I don’t know how to write a book.
All the movies say that you buy a corkboard, plaster it with buzzwords scrawled on Post-it notes, hang a cigarette from your bottom lip, drink gallons of coffee, put a pencil behind your ear for some reason, and then tap away with naive enthusiasm late into the night while a montage of your inspired efforts fades in and out around you. But what if you prefer tea? Surely there must be another way? I could type, and I was top of my class in spelling when I was ten, so the only thing that was really holding me back was the fact that I didn’t know what the hell I was doing. No big deal.
All I needed to do was find out how this writing malarkey was actually done, so I turned to the fountain of all human knowledge: Google.
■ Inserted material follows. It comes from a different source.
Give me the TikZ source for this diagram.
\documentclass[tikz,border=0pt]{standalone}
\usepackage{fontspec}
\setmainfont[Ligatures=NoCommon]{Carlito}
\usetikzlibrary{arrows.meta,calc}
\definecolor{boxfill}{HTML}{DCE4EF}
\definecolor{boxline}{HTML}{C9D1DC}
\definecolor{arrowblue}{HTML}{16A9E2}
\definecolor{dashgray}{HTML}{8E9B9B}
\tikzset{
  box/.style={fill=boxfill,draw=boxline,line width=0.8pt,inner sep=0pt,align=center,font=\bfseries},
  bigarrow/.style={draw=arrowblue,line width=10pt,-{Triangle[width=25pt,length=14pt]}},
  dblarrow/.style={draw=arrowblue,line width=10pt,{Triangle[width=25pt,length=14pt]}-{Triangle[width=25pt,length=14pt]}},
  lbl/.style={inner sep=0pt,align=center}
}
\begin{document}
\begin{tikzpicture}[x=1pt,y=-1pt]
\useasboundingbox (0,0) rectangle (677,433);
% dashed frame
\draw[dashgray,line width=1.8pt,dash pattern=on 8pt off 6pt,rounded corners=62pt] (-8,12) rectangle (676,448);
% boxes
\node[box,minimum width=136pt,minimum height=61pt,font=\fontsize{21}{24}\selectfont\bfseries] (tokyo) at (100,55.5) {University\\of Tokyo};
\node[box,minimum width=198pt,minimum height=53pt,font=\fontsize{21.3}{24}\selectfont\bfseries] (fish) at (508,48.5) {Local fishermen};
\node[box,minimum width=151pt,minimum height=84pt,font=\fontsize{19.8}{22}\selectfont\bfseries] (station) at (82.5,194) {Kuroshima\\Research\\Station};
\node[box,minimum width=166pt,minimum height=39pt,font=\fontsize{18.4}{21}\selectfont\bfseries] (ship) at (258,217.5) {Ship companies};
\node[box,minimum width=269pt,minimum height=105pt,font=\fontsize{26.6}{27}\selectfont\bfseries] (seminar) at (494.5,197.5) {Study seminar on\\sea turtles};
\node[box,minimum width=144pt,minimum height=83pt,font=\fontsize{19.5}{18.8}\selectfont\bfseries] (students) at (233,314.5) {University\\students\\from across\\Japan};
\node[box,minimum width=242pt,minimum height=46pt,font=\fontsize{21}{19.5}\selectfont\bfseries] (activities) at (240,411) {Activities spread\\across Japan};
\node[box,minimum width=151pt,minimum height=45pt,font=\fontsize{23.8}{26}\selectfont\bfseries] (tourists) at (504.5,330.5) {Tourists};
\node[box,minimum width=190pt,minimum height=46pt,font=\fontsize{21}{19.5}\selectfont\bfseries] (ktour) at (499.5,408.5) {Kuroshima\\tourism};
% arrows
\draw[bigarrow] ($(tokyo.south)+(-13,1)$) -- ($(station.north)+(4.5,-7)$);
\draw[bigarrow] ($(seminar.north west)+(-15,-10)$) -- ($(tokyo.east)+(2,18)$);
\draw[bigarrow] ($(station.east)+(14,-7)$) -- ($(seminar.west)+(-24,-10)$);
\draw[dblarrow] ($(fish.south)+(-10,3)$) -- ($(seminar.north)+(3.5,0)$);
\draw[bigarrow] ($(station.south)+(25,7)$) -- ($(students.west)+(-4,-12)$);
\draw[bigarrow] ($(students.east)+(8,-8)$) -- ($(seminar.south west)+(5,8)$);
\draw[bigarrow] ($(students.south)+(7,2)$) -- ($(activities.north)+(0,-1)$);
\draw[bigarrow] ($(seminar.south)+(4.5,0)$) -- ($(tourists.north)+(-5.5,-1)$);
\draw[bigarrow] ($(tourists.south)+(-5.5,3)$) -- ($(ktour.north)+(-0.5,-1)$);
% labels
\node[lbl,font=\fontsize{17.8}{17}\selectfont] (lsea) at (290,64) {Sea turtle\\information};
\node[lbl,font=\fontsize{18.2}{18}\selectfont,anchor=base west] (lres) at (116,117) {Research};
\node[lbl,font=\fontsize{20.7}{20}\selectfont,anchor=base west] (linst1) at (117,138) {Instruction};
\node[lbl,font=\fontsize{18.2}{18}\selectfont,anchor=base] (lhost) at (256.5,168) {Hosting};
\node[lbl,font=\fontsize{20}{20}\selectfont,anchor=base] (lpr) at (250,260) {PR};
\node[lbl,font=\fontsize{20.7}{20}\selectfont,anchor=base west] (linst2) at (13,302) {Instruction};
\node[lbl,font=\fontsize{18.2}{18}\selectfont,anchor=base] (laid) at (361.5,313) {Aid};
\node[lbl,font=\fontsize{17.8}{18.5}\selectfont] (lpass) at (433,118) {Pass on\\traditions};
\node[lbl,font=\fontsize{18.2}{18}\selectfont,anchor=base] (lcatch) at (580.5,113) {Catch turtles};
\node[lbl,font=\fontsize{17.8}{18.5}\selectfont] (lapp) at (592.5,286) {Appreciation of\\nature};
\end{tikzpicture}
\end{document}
I joined every writer’s “how-to” site I could find and set myself exercises, writing short stories on any and every topic that sprang to mind, no matter how inane or insane. I kept files of tips and advice, read encouraging articles and inspirational quotes, and after many months of failing miserably over and over again to win any of the short-story competitions I entered, I did what any failed writer would do.
I just kept writing.
Why? Because somewhere among the towering weeds of failure, I had stumbled out onto a path. It was a rocky, muddy, uphill path, and I had no idea where it was going, but I’d come to realize that even if you’re blindly pushing forward, you’re still getting somewhere. So, after a moment of self-hate for reading too many inspirational quotes, I soldiered on because the only way I was really going to fail was if I stopped writing.
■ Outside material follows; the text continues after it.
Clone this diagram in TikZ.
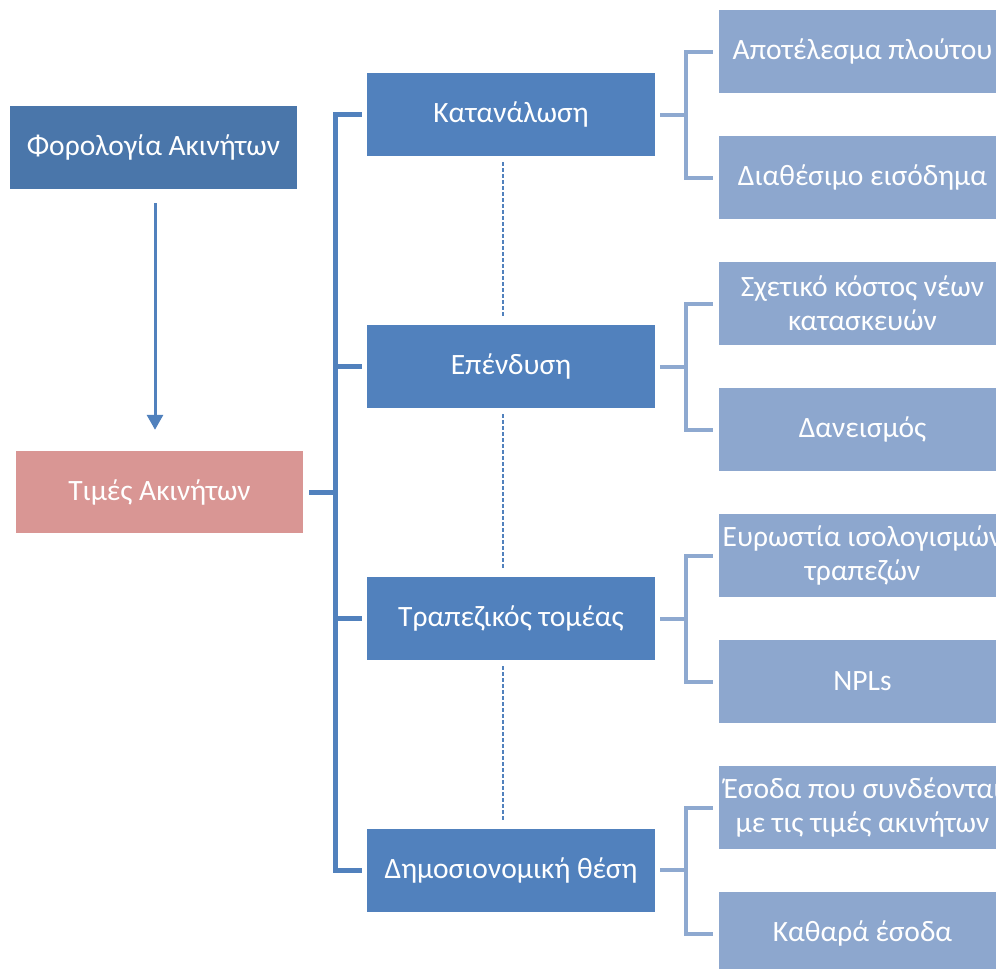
\documentclass[tikz,border=0pt]{standalone}
\usepackage{fontspec}
\setmainfont{Carlito}
\usetikzlibrary{arrows.meta}
\definecolor{taxblue}{HTML}{4A76AA}
\definecolor{midblue}{HTML}{5181BD}
\definecolor{pinkbox}{HTML}{D99694}
\definecolor{lightblue}{HTML}{8DA7CE}
\definecolor{lightline}{HTML}{8EA9D0}
\tikzset{
  box/.style={rectangle, inner sep=0pt, minimum width=287pt, minimum height=83pt,
    text=white, align=center, font=\fontsize{29.5}{34}\selectfont},
  taxbox/.style={box, fill=taxblue},
  pricebox/.style={box, fill=pinkbox, minimum height=82pt},
  midbox/.style={box, fill=midblue, minimum width=288pt},
  rightbox/.style={box, fill=lightblue},
  spine/.style={draw=midblue, line width=5pt},
  rspine/.style={draw=lightline, line width=4pt},
  dashline/.style={draw=midblue, line width=1.3pt, dash pattern=on 4pt off 2pt},
  arrowline/.style={draw=midblue, line width=3pt, -{Triangle[width=16pt,length=15pt]}}
}
\begin{document}
\begin{tikzpicture}[x=1pt,y=-1pt]
\useasboundingbox (0,0) rectangle (996,969);
\clip (0,0) rectangle (996,969);
\node[taxbox] (tax) at (153.5,147.5) {Φορολογία Ακινήτων};
\node[pricebox] (price) at (159.5,492) {Τιμές Ακινήτων};
\node[midbox] (m1) at (511,114.5) {Κατανάλωση};
\node[midbox] (m2) at (511,366.5) {Επένδυση};
\node[midbox] (m3) at (511,618.5) {Τραπεζικός τομέας};
\node[midbox] (m4) at (511,870) {Δημοσιονομική θέση};
\node[rightbox] (r1a) at (862.5,51.5) {Αποτέλεσμα πλούτου};
\node[rightbox] (r1b) at (862.5,177.5) {Διαθέσιμο εισόδημα};
\node[rightbox] (r2a) at (862.5,303.5) {Σχετικό κόστος νέων\\κατασκευών};
\node[rightbox] (r2b) at (862.5,429.5) {Δανεισμός};
\node[rightbox] (r3a) at (862.5,555.5) {Ευρωστία ισολογισμών\\τραπεζών};
\node[rightbox] (r3b) at (862.5,681.5) {NPLs};
\node[rightbox] (r4a) at (862.5,807.5) {Έσοδα που συνδέονται\\με τις τιμές ακινήτων};
\node[rightbox] (r4b) at (862.5,933.5) {Καθαρά έσοδα};
% arrow
\coordinate (a1) at ([xshift=1.5pt]tax.south);
\draw[arrowline, shorten <=14pt, shorten >=21pt] (a1) -- (a1 |- price.north);
% left bracket
\coordinate (sp) at (335,492);
\draw[spine] ([xshift=6pt]price.east) -- (sp);
\draw[spine] ([xshift=-5pt]m1.west) -- (m1.west -| sp) -- (m4.west -| sp) -- ([xshift=-5pt]m4.west);
\draw[spine] (m2.west -| sp) -- ([xshift=-5pt]m2.west);
\draw[spine] (m3.west -| sp) -- ([xshift=-5pt]m3.west);
% dashed connectors
\foreach \a/\b in {m1/m2, m2/m3, m3/m4}{
  \draw[dashline] ([xshift=-8pt,yshift=-6pt]\a.south) -- ([xshift=-8pt,yshift=7pt]\b.north);
}
% right brackets
\foreach \m/\ra/\rb in {m1/r1a/r1b, m2/r2a/r2b, m3/r3a/r3b, m4/r4a/r4b}{
  \coordinate (rs) at ([xshift=31pt]\m.east);
  \draw[rspine] ([xshift=5pt]\m.east) -- (rs);
  \draw[rspine] ([xshift=-6pt]\ra.west) -- (\ra.west -| rs) -- (\rb.west -| rs) -- ([xshift=-6pt]\rb.west);
}
\end{tikzpicture}
\end{document}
After that, everything changed.
They say that all you need to write a book is a good idea, but that’s not true. It turns out for me, all I needed was a title. I was clearing Post-it notes from my cork board when I discovered a flattened-out, crumpled envelope pinned beneath them; scrawled on that envelope were the words Infinity Lost June 2012. I remembered jotting them down when I was huddled under a blanket on the couch on a cold, crisp afternoon. The ideas began to flow like water. One notebook became two, became six, became ten. Chapters began rolling off the tips of my fingers as if they were possessed. The months flew by and before I knew it, I had written my very first book. I was so surprised that I’d done it I laughed out loud right there at the keyboard.
Was it any good? I had no idea. Would it ever be published? I knew the odds and the chances were slim, but I’d come this far and I at least had to try. You never know, maybe one day if I’m lucky I’ll get an agent who’ll find a publisher willing to read it. Maybe I’ll hold a copy in my hands and I’ll look down at it shaking my head in disbelief. And maybe one day someone might ask me how I wrote a novel, and if that day ever comes, I’ll tell them with genuine sincerity the only answer I can—I don’t know how to write a book, but I did it anyway.